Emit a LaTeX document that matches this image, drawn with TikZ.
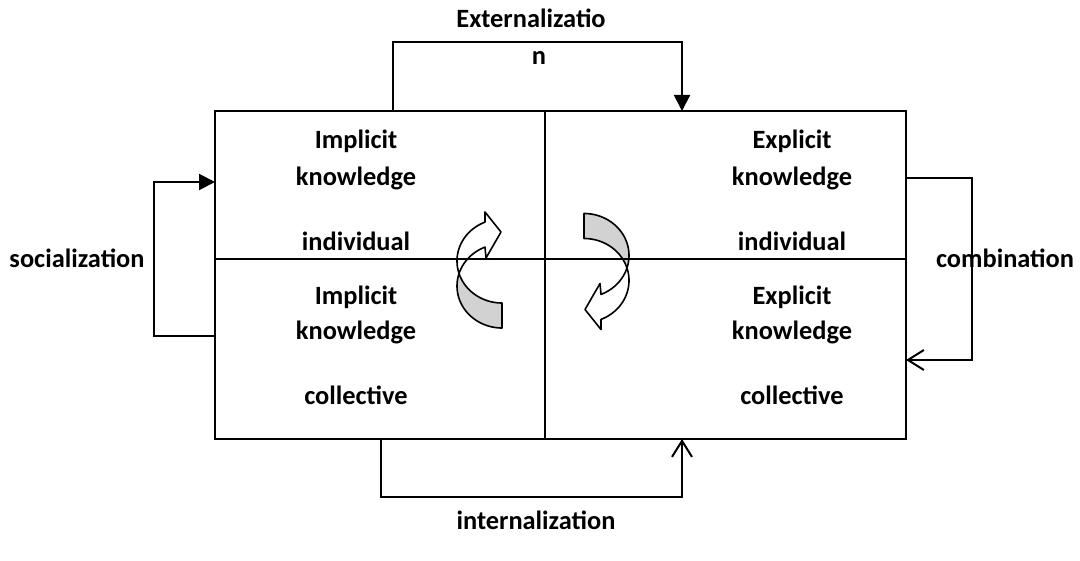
\documentclass[tikz,border=0pt]{standalone}
\usepackage{fontspec}
\setmainfont{Carlito}
\usetikzlibrary{arrows.meta,calc}
\tikzset{
  cuarrow/.pic={
    \draw[fill=gray!35, line width=0.8pt, line join=round]
      plot[domain=162.7:90, samples=40, variable=\t] ({45*cos(\t)},{-12.5+42*sin(\t)})
      -- plot[domain=90:197.3, samples=40, variable=\t] ({45*cos(\t)},{12.5+42*sin(\t)}) -- cycle;
    \draw[line width=0.8pt, line join=round]
      plot[domain=247.8:162.7, samples=50, variable=\t] ({45*cos(\t)},{-12.5+42*sin(\t)})
      -- plot[domain=197.3:247.8, samples=30, variable=\t] ({45*cos(\t)},{12.5+42*sin(\t)})
      -- (-16,-15.5) -- (-1,-41.5) -- (-17,-61.5) -- cycle;
  }
}
\begin{document}
\begin{tikzpicture}[x=0.5pt,y=-0.5pt,
  line width=1pt,
  cell/.style={draw, rectangle, inner sep=0pt, outer sep=0pt, anchor=north west},
  lbl/.style={anchor=base, inner sep=0pt, font=\fontsize{13.2}{16}\selectfont\bfseries},
  fillarrow/.style={-{Triangle[length=8pt,width=8pt]}},
  openarrow/.style={-{Straight Barb[length=8pt,width=10pt]}},
]
\useasboundingbox (0,0) rectangle (1080,561);

% curved arrows
\pic at (502,273.5) {cuarrow};
\pic[rotate=180] at (584,268) {cuarrow};

% cells
\node[cell, minimum width=165pt, minimum height=74pt] (tl) at (215,111) {};
\node[cell, minimum width=180.5pt, minimum height=74pt] (tr) at (545,111) {};
\node[cell, minimum width=165pt, minimum height=90pt] (bl) at (215,259) {};
\node[cell, minimum width=180.5pt, minimum height=90pt] (br) at (545,259) {};

% cell texts
\node[lbl] (tl1) at (356,149) {Implicit};
\node[lbl] (tl2) at (356,185) {knowledge};
\node[lbl] (tl3) at (356,250) {individual};
\node[lbl] (bl1) at (356,304) {Implicit};
\node[lbl] (bl2) at (356,339) {knowledge};
\node[lbl] (bl3) at (356,404) {collective};
\node[lbl] (tr1) at (792,149) {Explicit};
\node[lbl] (tr2) at (792,185) {knowledge};
\node[lbl] (tr3) at (792,250) {individual};
\node[lbl] (br1) at (792,304) {Explicit};
\node[lbl] (br2) at (792,339) {knowledge};
\node[lbl] (br3) at (792,404) {collective};

% connector labels
\node[lbl] (ext1) at (531,28) {Externalizatio};
\node[lbl] (ext2) at (539,65) {n};
\node[lbl] (soc) at (77,267) {socialization};
\node[lbl] (comb) at (1005,267) {combination};
\node[lbl] (int) at (536,529) {internalization};

% bend points
\coordinate (eL) at (393,42);
\coordinate (eR) at (682,42);
\coordinate (sT) at (154,182);
\coordinate (sB) at (154,336);
\coordinate (cT) at (972,178);
\coordinate (cB) at (972,360);
\coordinate (iL) at (381,497);
\coordinate (iR) at (682,497);

% connectors
\draw[fillarrow] (eL |- tl.north) -- (eL) -- (eR) -- (eR |- tr.north);
\draw[fillarrow] (sB -| bl.west) -- (sB) -- (sT) -- (sT -| tl.west);
\draw[openarrow] (cT -| tr.east) -- (cT) -- (cB) -- (cB -| br.east);
\draw[openarrow] (iL |- bl.south) -- (iL) -- (iR) -- (iR |- br.south);
\end{tikzpicture}
\end{document}
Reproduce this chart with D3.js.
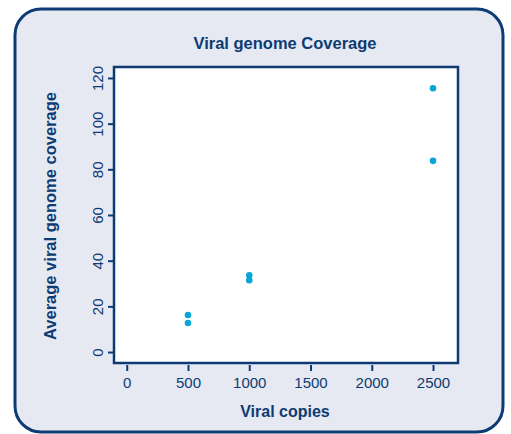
<!DOCTYPE html>
<html>
<head>
<meta charset="utf-8">
<script src="https://cdn.jsdelivr.net/npm/d3@7"></script>
<style>
  body { margin: 0; background: #fff; }
  text { font-family: "Liberation Sans", Arial, sans-serif; }
</style>
</head>
<body>
<svg id="chart" width="511" height="434"></svg>
<script>
const copies = [500, 500, 1000, 1000, 2500, 2500];
const coverage = [16.2, 12.7, 33.6, 31.4, 115.5, 83.7];
const xTicks = [0, 500, 1000, 1500, 2000, 2500];
const yTicks = [0, 20, 40, 60, 80, 100, 120];

const navy = "#0d3b73";
const width = 511, height = 434;
const margin = { top: 67, right: 53, bottom: 71, left: 114 };

const svg = d3.select("#chart");

// outer panel
svg.append("rect")
  .attr("x", 15).attr("y", 9)
  .attr("width", 488).attr("height", 423)
  .attr("rx", 26)
  .attr("fill", "#e6e8f2")
  .attr("stroke", navy).attr("stroke-width", 3);

const xScale = d3.scaleLinear()
  .domain([-104, 2704])
  .range([margin.left, width - margin.right]);

const yScale = d3.scaleLinear()
  .domain([-4.8, 124.8])
  .range([height - margin.bottom, margin.top]);

// plot box
svg.append("rect")
  .attr("x", margin.left).attr("y", margin.top)
  .attr("width", width - margin.left - margin.right)
  .attr("height", height - margin.top - margin.bottom)
  .attr("fill", "#fff")
  .attr("stroke", navy).attr("stroke-width", 2.5);

const xAxis = d3.axisBottom(xScale).tickValues(xTicks).tickFormat(d3.format("d")).tickSize(6).tickPadding(6);
const yAxis = d3.axisLeft(yScale).tickValues(yTicks).tickFormat(d3.format("d")).tickSize(6).tickPadding(5);

const gx = svg.append("g")
  .attr("transform", `translate(0,${height - margin.bottom + 2})`)
  .call(xAxis);
gx.select(".domain").remove();
gx.selectAll("line").attr("stroke", navy).attr("stroke-width", 2);
gx.selectAll("text").attr("fill", navy).attr("font-size", 15);

const gy = svg.append("g")
  .attr("transform", `translate(${margin.left},0)`)
  .call(yAxis);
gy.select(".domain").remove();
gy.selectAll("line").attr("stroke", navy).attr("stroke-width", 2);
gy.selectAll("text")
  .attr("fill", navy).attr("font-size", 15)
  .attr("text-anchor", "middle")
  .attr("dy", null)
  .attr("x", null)
  .attr("transform", "translate(-11,0) rotate(-90)")
  .attr("y", 0);

// points
svg.append("g")
  .selectAll("circle")
  .data(copies.map((c, i) => ({ x: c, y: coverage[i] })))
  .join("circle")
  .attr("cx", d => xScale(d.x))
  .attr("cy", d => yScale(d.y))
  .attr("r", 3.3)
  .attr("fill", "#0aa5d6");

// titles
svg.append("text")
  .attr("x", 285).attr("y", 49)
  .attr("text-anchor", "middle")
  .attr("font-size", 16.5).attr("font-weight", "bold")
  .attr("fill", navy)
  .text("Viral genome Coverage");

svg.append("text")
  .attr("x", 285).attr("y", 417)
  .attr("text-anchor", "middle")
  .attr("font-size", 16).attr("font-weight", "bold")
  .attr("fill", navy)
  .text("Viral copies");

svg.append("text")
  .attr("transform", `translate(56,${(margin.top + height - margin.bottom) / 2 + 1}) rotate(-90)`)
  .attr("text-anchor", "middle")
  .attr("font-size", 16.5).attr("font-weight", "bold")
  .attr("fill", navy)
  .text("Average viral genome coverage");
</script>
</body>
</html>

-- Goal --
From the first line above through the line containing "width=180.5pt, minimum height=90pt]", copy everything exactly, without the pictures.

-- Exercise output --
Emit a LaTeX document that matches this image, drawn with TikZ.
\documentclass[tikz,border=0pt]{standalone}
\usepackage{fontspec}
\setmainfont{Carlito}
\usetikzlibrary{arrows.meta,calc}
\tikzset{
  cuarrow/.pic={
    \draw[fill=gray!35, line width=0.8pt, line join=round]
      plot[domain=162.7:90, samples=40, variable=\t] ({45*cos(\t)},{-12.5+42*sin(\t)})
      -- plot[domain=90:197.3, samples=40, variable=\t] ({45*cos(\t)},{12.5+42*sin(\t)}) -- cycle;
    \draw[line width=0.8pt, line join=round]
      plot[domain=247.8:162.7, samples=50, variable=\t] ({45*cos(\t)},{-12.5+42*sin(\t)})
      -- plot[domain=197.3:247.8, samples=30, variable=\t] ({45*cos(\t)},{12.5+42*sin(\t)})
      -- (-16,-15.5) -- (-1,-41.5) -- (-17,-61.5) -- cycle;
  }
}
\begin{document}
\begin{tikzpicture}[x=0.5pt,y=-0.5pt,
  line width=1pt,
  cell/.style={draw, rectangle, inner sep=0pt, outer sep=0pt, anchor=north west},
  lbl/.style={anchor=base, inner sep=0pt, font=\fontsize{13.2}{16}\selectfont\bfseries},
  fillarrow/.style={-{Triangle[length=8pt,width=8pt]}},
  openarrow/.style={-{Straight Barb[length=8pt,width=10pt]}},
]
\useasboundingbox (0,0) rectangle (1080,561);

% curved arrows
\pic at (502,273.5) {cuarrow};
\pic[rotate=180] at (584,268) {cuarrow};

% cells
\node[cell, minimum width=165pt, minimum height=74pt] (tl) at (215,111) {};
\node[cell, minimum width=180.5pt, minimum height=74pt] (tr) at (545,111) {};
\node[cell, minimum width=165pt, minimum height=90pt] (bl) at (215,259) {};
\node[cell, minimum width=180.5pt, minimum height=90pt] (br) at (545,259) {};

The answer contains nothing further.